What to produce:
Retype only what runs from the beginning of the data through the line with "import plotly.graph_objects as go"; please omit the pictures and keep every line exact.

Dataset extract:
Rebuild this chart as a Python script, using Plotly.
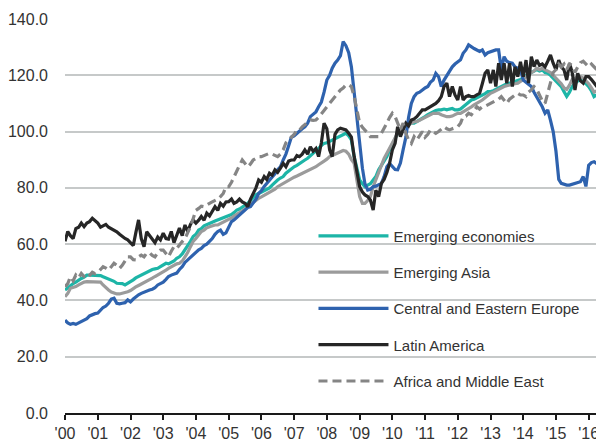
import pandas as pd
import plotly.graph_objects as go

# monthly index values, Jan 2000 - Jun 2016 (one row per year)
emerging_economies = [
    43.7, 44.5, 45.5, 46, 46.5, 47.3, 47.8, 48.3, 49, 49, 49, 49,
    49, 48.8, 48.4, 48, 47.5, 47.3, 46.8, 46.1, 46, 46, 45.5, 46,
    46.5, 47.3, 48, 48.5, 49, 49.5, 50.2, 50.5, 51, 51.2, 51.4, 52,
    52.5, 53.2, 53, 53.5, 54, 55, 55.5, 56.5, 57.9, 59.5, 61, 62.7,
    63.5, 65, 65.5, 66.5, 67, 67.4, 67.8, 68.2, 68.6, 69, 69.5, 69.8,
    70, 70.5, 71.2, 72.1, 72.5, 73, 73.8, 74.5, 75.5, 76.5, 77.5, 78,
    78.5, 78.8, 79.2, 80, 81, 82, 82.8, 83.5, 84, 85.2, 86, 86.5,
    87.5, 88, 88.5, 89.2, 89.9, 90.5, 91.3, 92.3, 93, 94, 95, 95.8,
    96, 96.5, 97, 97.5, 98, 98.2, 99, 99.4, 98.5, 97, 91.1, 86.4,
    82.8, 81.5, 80.4, 81, 81.5, 82.8, 84, 86.4, 88, 90, 91.1, 93.5,
    95.8, 97.5, 99.4, 100.5, 101.7, 102, 102.5, 103, 103, 103.5, 104, 104.5,
    105.3, 106, 106.5, 107, 107.5, 107.7, 107.7, 108, 107.7, 108, 108.2, 107.7,
    107.7, 108, 108.8, 109.5, 110.5, 111.2, 111.5, 112, 112.4, 113, 113.5, 114.2,
    114.2, 114.5, 115, 115.5, 116, 116.5, 117, 117.2, 117.5, 117.8, 118, 118.5,
    119, 120, 120.5, 121, 121.5, 122, 121.5, 121.9, 121, 120.7, 120, 119,
    118, 117, 116, 114.2, 112.5, 114, 116, 117.2, 118, 118.3, 118, 117,
    116, 114.5, 112.4, 113, 113.6, 113,
]

emerging_asia = [
    41.3, 42.5, 44.3, 44.5, 44.9, 45.5, 46.1, 46.5, 46.7, 46.7, 46.7, 46.5,
    46.7, 46.5, 45.5, 44.5, 43.7, 43, 42.5, 42.3, 42.3, 42.5, 43, 43.1,
    43.5, 44.3, 44.8, 45.3, 45.8, 46.1, 46.7, 47.3, 47.9, 48.5, 49, 49.5,
    50, 50.8, 51.4, 52, 52.5, 53, 53.2, 54, 55.5, 57, 59.1, 61,
    62, 63.5, 64.5, 65, 65.8, 66.2, 66.5, 66.8, 66.8, 67.3, 67.8, 68.2,
    68.6, 69.3, 70, 70.5, 71, 71.8, 72.5, 73.3, 74, 75, 75.8, 76.3,
    76.8, 77.3, 78, 78.5, 79, 79.5, 80.4, 81, 81.5, 82.3, 82.8, 83.3,
    83.8, 84.2, 84.6, 85, 85.5, 86, 86.4, 87, 87.5, 88.2, 88.7, 89.5,
    90.2, 91.1, 91.5, 92, 92.5, 93, 93.3, 93, 92, 90, 88.7, 82.8,
    76.9, 74.5, 74.5, 75.5, 76.9, 80.4, 83, 86, 88.7, 90.5, 92.3, 94,
    95.8, 97.5, 99.4, 100.5, 101.7, 102, 102.5, 103, 103.5, 103.5, 104, 104.5,
    105.3, 105.5, 106, 106.5, 106.5, 106.5, 106, 105.5, 105.3, 105.3, 105.5, 106,
    106.5, 106.5, 107, 107.5, 108, 108.8, 109.5, 110, 110.5, 111.2, 112, 112.8,
    113.6, 114, 114.5, 115, 115.5, 116, 116.3, 116.6, 116.8, 117, 117.2, 117.8,
    118.5, 119.5, 120, 121, 121.5, 122.5, 122, 122.5, 122, 121.5, 121, 120,
    119, 118, 117, 115.5, 115, 116.5, 118.5, 119, 119.5, 119.5, 119, 118,
    117, 115.5, 114, 114.5, 115, 115,
]

central_eastern_europe = [
    33, 32, 31.5, 31.8, 31.5, 32, 32.5, 32.8, 33.5, 34.5, 35, 35.3,
    35.5, 36.5, 37.5, 38, 39, 40.5, 40.8, 39, 38.8, 39, 39.2, 40.2,
    39.5, 40.5, 41.3, 42, 42.5, 43, 43.5, 43.7, 44, 44.5, 45.5, 46,
    46.5, 47.5, 48.5, 49, 49.5, 49.7, 51, 52, 53.5, 54.4, 55.5, 56.2,
    57, 58, 58.5, 59.5, 60, 60.9, 62, 63.5, 64.5, 65, 63.5, 64,
    66, 68, 68.6, 69.5, 70.5, 71.5, 72, 73, 73.3, 74.5, 76, 78,
    79, 80.5, 81.5, 82.8, 84, 85, 86.4, 87.5, 89.9, 92, 95, 98,
    98.5, 99.5, 100, 101, 101.7, 103, 105.3, 106, 107, 108.8, 110.5, 114,
    118.3, 120, 122.5, 124.3, 125.4, 127, 132, 130.5, 128, 123, 113.5, 105,
    95, 87, 81.5, 79.2, 79.5, 80.4, 80.6, 81, 81.6, 84, 87.5, 88.7,
    87.5, 86.5, 86.4, 88.8, 93.5, 98, 105, 110, 112.4, 113.6, 114, 114.8,
    115.5, 116, 117.5, 118.3, 120.7, 119.5, 116, 118.3, 120, 121.5, 123, 124,
    124.8, 125.5, 127.8, 129, 130.8, 130, 129.5, 129, 128.5, 129, 127.2, 128,
    128.4, 128.8, 129, 129, 122, 126.6, 125, 124.5, 124.3, 123, 122.5, 122,
    118.3, 117.5, 116.5, 116, 114, 112.4, 110.5, 108.8, 106.5, 107.7, 104, 100,
    93, 83, 81.6, 81.3, 81, 81, 81.3, 81.6, 81.8, 82.2, 84, 80.5,
    88, 89, 89.3, 88.7, 88, 88,
]

latin_america = [
    61, 64.5, 63, 62, 65.5, 66, 67.5, 66.2, 67.5, 68, 69.2, 68.5,
    67.5, 66, 66.5, 67, 66, 65.5, 65, 64.4, 63.5, 62.7, 62, 61.5,
    60.5, 59.5, 64, 68.6, 62, 59.1, 64.4, 63, 61.8, 60.5, 62.5, 61.5,
    63.9, 62, 61.8, 64.5, 60.5, 63, 65.7, 63, 66.8, 64.5, 67, 68.6,
    67.5, 68.5, 69.8, 68.5, 71, 70, 71.5, 73.3, 72, 74.5, 73.5, 75,
    75.1, 76, 74.5, 75, 76, 75, 74.5, 73.3, 76, 78, 80, 82.8,
    82, 84, 83, 85.2, 84.5, 86.4, 85.5, 87, 88.7, 87.5, 89.5, 89.9,
    89.9, 91.5, 91.1, 92, 93.5, 92, 94.6, 93, 94, 91.1, 96, 103,
    101, 93.5, 91.1, 99, 100.6, 101.2, 101, 100.6, 99.4, 98, 91.1, 86,
    80.4, 78.5, 77.5, 76.9, 75.7, 72.1, 79.2, 76.9, 81.6, 83, 85.5, 88.7,
    93.5, 95.8, 101.7, 98.2, 100.6, 103, 102, 104.1, 104.5, 105.3, 106.5, 107.7,
    107.7, 108.3, 108.8, 109.5, 110, 111, 112.4, 116, 117.2, 112.4, 116, 113,
    111.2, 116, 111.2, 112.4, 112.8, 112.4, 112.4, 113, 113.6, 117, 120.7, 121.9,
    117.2, 121.9, 116, 124.3, 118.3, 124.3, 117.2, 124.3, 116, 123, 119.5, 124.8,
    119.5, 125.4, 117.2, 126.6, 123.1, 125.4, 123.5, 124, 123, 125, 127.2, 124.3,
    121.9, 125.4, 123, 121.9, 118.3, 124.3, 121, 114.8, 120.7, 118, 117.2, 119.5,
    119.5, 118.5, 117.2, 116, 118.3, 117,
]

africa_middle_east = [
    44.9, 46, 48.4, 47, 49, 48, 49.6, 48.5, 47.9, 49, 50, 49.5,
    50, 51, 52, 51.5, 50.8, 52, 53.2, 52.5, 51.4, 52.5, 54, 55.5,
    55.5, 54.5, 54.4, 55.5, 56.1, 55.5, 56.8, 57, 56, 55.5, 57, 57.9,
    57.9, 56.5, 55.5, 57.5, 59.1, 58.5, 59.5, 60.9, 62, 64, 66.2, 69,
    72, 72.7, 73.5, 73.3, 74, 74.5, 75, 75.5, 76, 76.9, 78, 80.4,
    80.4, 82, 84, 86.4, 88, 89.9, 88.5, 87.5, 88.5, 89.9, 90.5, 91.1,
    91.1, 91.5, 92, 92.3, 92, 91.5, 91.1, 92, 93.5, 96, 97, 98.2,
    99, 100.6, 100.5, 101.7, 102.5, 103, 104.1, 104, 104.1, 105, 106.5, 107.5,
    108.8, 110, 111, 112.4, 113.5, 114.8, 115.5, 116.6, 116.6, 116, 112.4, 107.7,
    103, 101.5, 100.6, 99.4, 98.2, 98.2, 98.2, 98.2, 99.4, 101, 103, 105,
    106.5, 105.3, 103, 100.6, 103, 99.4, 97, 95.8, 98.2, 97, 98.5, 100,
    98, 99, 100.6, 100, 99.4, 100, 101, 101.7, 101, 100.6, 101, 101.5,
    101.7, 103, 105.3, 105.5, 106.5, 106, 107.5, 108.8, 108, 108.8, 109, 109.5,
    110, 110.5, 111.2, 111.5, 112.4, 111, 110, 111.5, 112.4, 113, 113.6, 113,
    113, 112.4, 114, 114.8, 116, 115, 113, 111, 110, 114, 118, 121,
    122, 124, 123, 124, 122, 124, 123.5, 121, 123, 124.5, 125, 124,
    123, 124, 123, 122, 121.5, 121,
]

series_names = [
    "Emerging economies",
    "Emerging Asia",
    "Central and Eastern Europe",
    "Latin America",
    "Africa and Middle East",
]
tick_years = list(range(2000, 2017))
tick_labels = [f"'{y % 100:02d}" for y in tick_years]

months = pd.date_range("2000-01-01", periods=len(emerging_economies), freq="MS")

FONT = "Liberation Sans, Arial, sans-serif"
styles = [
    dict(color="#1DB5A7", width=3.2),
    dict(color="#9B9B9B", width=3.2),
    dict(color="#2E62AE", width=3.2),
    dict(color="#262626", width=3.2),
    dict(color="#858585", width=3.2, dash="9px,5px"),
]
values = [emerging_economies, emerging_asia, central_eastern_europe,
          latin_america, africa_middle_east]

fig = go.Figure()
for name, vals, style in zip(series_names, values, styles):
    fig.add_trace(go.Scatter(
        x=months, y=vals, name=name, mode="lines",
        line=style, legendgroup=name,
    ))

# page body adds an 8px margin, so the figure is sized 8px short each way
fig.update_layout(
    width=596,
    height=435,
    margin=dict(l=55, r=0, t=11, b=30),
    paper_bgcolor="white",
    plot_bgcolor="white",
    font=dict(family=FONT, size=16, color="#333333"),
    showlegend=True,
    legend=dict(
        x=0.461, y=0.491, xanchor="left", yanchor="top",
        bgcolor="rgba(0,0,0,0)", borderwidth=0,
        traceorder="grouped", tracegroupgap=13.8, itemwidth=70,
        font=dict(family=FONT, size=15, color="#333333"),
    ),
)
fig.update_xaxes(
    range=["2000-01-01", "2016-06-20"],
    tickvals=[f"{y}-01-01" for y in tick_years],
    ticktext=tick_labels,
    showgrid=False,
    showline=True, linecolor="#1a1a1a", linewidth=2,
    ticks="outside", ticklen=5, tickwidth=1.5, tickcolor="#1a1a1a",
    zeroline=False,
)
fig.update_yaxes(
    range=[0, 140],
    tickvals=[0, 20, 40, 60, 80, 100, 120, 140],
    tickformat=".1f",
    showgrid=True, gridcolor="#C6C9C9", gridwidth=2,
    showline=False, zeroline=False,
    ticks="", ticklabelstandoff=16,
)

fig.write_html("out.html")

Output for this task:
Rebuild this chart as a Python script, using Plotly.
import pandas as pd
import plotly.graph_objects as go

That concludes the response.